>>>>
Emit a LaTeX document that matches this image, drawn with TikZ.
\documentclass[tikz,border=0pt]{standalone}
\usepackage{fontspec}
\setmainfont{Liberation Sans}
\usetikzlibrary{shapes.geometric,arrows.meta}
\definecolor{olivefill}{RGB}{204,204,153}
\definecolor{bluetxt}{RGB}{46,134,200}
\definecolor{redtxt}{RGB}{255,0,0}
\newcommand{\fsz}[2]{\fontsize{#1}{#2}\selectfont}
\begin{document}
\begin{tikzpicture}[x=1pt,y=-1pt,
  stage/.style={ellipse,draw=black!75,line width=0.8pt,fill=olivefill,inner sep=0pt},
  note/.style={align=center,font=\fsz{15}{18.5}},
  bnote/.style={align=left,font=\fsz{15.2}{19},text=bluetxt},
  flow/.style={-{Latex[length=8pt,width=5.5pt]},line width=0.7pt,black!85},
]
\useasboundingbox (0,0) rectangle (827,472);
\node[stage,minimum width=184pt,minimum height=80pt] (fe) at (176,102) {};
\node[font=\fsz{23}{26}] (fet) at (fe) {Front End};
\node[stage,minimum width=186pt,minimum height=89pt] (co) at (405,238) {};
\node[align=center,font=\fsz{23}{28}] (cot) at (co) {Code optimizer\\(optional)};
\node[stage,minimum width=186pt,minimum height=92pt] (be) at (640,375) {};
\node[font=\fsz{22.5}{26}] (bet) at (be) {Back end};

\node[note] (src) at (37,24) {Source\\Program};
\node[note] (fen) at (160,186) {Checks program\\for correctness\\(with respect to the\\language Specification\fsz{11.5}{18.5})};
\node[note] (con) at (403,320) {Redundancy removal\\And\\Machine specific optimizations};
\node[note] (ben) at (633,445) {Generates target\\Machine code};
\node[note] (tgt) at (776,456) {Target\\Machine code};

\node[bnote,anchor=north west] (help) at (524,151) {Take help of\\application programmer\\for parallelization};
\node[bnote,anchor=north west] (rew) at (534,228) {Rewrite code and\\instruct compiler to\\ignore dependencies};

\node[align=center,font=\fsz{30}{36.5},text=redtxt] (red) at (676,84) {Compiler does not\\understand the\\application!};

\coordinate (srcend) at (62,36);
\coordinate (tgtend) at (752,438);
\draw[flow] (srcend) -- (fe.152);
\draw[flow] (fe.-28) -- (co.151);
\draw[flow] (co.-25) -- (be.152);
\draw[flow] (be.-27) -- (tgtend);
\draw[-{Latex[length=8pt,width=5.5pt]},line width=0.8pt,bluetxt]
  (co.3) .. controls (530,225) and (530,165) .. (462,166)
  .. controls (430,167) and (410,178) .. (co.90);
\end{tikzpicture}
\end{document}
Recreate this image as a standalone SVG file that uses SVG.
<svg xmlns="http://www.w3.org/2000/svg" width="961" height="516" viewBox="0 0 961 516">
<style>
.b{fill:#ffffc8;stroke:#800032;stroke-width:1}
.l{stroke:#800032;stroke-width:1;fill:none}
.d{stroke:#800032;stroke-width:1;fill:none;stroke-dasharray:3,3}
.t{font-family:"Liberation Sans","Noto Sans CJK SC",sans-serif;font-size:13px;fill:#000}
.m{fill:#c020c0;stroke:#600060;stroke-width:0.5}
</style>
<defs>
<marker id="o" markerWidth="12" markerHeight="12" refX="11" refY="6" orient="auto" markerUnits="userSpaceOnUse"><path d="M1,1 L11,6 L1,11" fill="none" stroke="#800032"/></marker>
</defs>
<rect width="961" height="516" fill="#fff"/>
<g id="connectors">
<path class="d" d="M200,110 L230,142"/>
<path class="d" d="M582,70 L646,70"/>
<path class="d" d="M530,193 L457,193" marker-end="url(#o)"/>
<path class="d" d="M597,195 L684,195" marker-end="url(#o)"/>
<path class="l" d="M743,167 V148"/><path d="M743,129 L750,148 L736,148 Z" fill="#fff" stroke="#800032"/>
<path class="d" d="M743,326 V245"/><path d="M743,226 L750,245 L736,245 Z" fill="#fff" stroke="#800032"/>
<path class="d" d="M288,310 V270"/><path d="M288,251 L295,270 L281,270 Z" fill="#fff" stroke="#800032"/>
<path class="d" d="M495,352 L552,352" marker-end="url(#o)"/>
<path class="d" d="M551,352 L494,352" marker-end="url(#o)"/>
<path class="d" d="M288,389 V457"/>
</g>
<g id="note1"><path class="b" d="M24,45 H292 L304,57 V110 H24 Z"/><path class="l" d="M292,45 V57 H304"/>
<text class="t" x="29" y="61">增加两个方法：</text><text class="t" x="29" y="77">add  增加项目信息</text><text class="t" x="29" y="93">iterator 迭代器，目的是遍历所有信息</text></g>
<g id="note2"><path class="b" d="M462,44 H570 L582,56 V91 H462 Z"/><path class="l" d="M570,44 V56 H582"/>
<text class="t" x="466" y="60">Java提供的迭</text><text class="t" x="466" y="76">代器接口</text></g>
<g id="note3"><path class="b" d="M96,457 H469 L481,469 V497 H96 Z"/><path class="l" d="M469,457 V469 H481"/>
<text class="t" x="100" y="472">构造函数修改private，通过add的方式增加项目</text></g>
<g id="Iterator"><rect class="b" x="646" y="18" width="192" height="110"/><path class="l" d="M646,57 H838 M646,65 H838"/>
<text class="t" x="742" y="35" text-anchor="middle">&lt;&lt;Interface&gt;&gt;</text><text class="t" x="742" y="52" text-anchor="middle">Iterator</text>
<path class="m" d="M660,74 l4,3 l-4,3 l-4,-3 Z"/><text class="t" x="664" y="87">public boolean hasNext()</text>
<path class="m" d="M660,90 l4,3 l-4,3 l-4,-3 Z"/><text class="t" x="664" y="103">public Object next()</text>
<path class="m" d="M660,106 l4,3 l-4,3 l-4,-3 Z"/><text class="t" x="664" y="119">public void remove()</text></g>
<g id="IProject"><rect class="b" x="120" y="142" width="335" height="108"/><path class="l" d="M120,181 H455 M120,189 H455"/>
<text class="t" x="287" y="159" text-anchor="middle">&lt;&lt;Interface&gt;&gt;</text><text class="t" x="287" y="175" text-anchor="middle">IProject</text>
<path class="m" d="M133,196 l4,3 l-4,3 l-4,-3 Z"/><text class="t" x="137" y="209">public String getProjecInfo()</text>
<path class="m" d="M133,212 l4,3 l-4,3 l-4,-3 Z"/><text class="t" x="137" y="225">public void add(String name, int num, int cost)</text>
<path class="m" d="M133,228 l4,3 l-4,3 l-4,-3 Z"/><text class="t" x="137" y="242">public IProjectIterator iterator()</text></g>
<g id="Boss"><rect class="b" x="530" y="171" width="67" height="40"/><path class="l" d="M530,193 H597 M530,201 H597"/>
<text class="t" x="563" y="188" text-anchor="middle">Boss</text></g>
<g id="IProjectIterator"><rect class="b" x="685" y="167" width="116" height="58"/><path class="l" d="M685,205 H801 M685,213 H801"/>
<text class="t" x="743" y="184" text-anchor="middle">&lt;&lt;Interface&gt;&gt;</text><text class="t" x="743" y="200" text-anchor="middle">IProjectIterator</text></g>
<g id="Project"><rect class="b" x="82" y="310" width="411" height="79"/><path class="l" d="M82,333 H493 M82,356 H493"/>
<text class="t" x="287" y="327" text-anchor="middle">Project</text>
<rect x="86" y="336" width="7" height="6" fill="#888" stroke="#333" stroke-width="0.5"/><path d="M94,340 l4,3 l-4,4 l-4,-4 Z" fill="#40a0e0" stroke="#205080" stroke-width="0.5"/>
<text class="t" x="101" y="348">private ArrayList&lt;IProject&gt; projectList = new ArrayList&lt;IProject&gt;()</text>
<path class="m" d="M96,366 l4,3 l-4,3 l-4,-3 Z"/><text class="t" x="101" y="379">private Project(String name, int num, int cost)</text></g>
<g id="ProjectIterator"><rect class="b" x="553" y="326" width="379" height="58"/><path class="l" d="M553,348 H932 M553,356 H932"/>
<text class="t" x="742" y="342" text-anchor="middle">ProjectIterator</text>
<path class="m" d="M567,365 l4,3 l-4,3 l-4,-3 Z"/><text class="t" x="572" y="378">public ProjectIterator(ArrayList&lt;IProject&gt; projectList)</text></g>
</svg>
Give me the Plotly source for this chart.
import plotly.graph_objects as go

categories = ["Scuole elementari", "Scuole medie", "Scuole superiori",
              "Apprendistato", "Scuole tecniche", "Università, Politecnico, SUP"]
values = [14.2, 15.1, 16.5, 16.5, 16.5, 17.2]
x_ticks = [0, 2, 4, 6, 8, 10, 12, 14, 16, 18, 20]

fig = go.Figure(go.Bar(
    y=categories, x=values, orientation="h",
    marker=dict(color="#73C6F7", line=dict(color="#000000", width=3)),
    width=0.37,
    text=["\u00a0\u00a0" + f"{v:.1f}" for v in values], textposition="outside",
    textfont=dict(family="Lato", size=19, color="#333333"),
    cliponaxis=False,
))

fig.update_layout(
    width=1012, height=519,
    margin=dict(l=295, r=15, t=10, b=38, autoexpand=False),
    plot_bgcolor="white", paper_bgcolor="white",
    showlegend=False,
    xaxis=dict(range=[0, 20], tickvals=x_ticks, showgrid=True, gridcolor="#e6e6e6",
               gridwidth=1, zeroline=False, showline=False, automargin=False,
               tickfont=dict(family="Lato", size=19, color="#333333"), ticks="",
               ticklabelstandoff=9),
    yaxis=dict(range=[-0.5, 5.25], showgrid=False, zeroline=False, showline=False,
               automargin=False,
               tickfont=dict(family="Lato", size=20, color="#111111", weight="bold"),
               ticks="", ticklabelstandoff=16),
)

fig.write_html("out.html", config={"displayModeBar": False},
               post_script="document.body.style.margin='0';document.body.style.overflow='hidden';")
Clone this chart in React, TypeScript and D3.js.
<<<<
Only the lines from the top of the data through the line that contains "(red) at (676,84)" should be quoted, exactly as they stand.

• _Full solution_:
Emit a LaTeX document that matches this image, drawn with TikZ.
\documentclass[tikz,border=0pt]{standalone}
\usepackage{fontspec}
\setmainfont{Liberation Sans}
\usetikzlibrary{shapes.geometric,arrows.meta}
\definecolor{olivefill}{RGB}{204,204,153}
\definecolor{bluetxt}{RGB}{46,134,200}
\definecolor{redtxt}{RGB}{255,0,0}
\newcommand{\fsz}[2]{\fontsize{#1}{#2}\selectfont}
\begin{document}
\begin{tikzpicture}[x=1pt,y=-1pt,
  stage/.style={ellipse,draw=black!75,line width=0.8pt,fill=olivefill,inner sep=0pt},
  note/.style={align=center,font=\fsz{15}{18.5}},
  bnote/.style={align=left,font=\fsz{15.2}{19},text=bluetxt},
  flow/.style={-{Latex[length=8pt,width=5.5pt]},line width=0.7pt,black!85},
]
\useasboundingbox (0,0) rectangle (827,472);
\node[stage,minimum width=184pt,minimum height=80pt] (fe) at (176,102) {};
\node[font=\fsz{23}{26}] (fet) at (fe) {Front End};
\node[stage,minimum width=186pt,minimum height=89pt] (co) at (405,238) {};
\node[align=center,font=\fsz{23}{28}] (cot) at (co) {Code optimizer\\(optional)};
\node[stage,minimum width=186pt,minimum height=92pt] (be) at (640,375) {};
\node[font=\fsz{22.5}{26}] (bet) at (be) {Back end};

\node[note] (src) at (37,24) {Source\\Program};
\node[note] (fen) at (160,186) {Checks program\\for correctness\\(with respect to the\\language Specification\fsz{11.5}{18.5})};
\node[note] (con) at (403,320) {Redundancy removal\\And\\Machine specific optimizations};
\node[note] (ben) at (633,445) {Generates target\\Machine code};
\node[note] (tgt) at (776,456) {Target\\Machine code};

\node[bnote,anchor=north west] (help) at (524,151) {Take help of\\application programmer\\for parallelization};
\node[bnote,anchor=north west] (rew) at (534,228) {Rewrite code and\\instruct compiler to\\ignore dependencies};

\node[align=center,font=\fsz{30}{36.5},text=redtxt] (red) at (676,84) {Compiler does not\\understand the\\application!};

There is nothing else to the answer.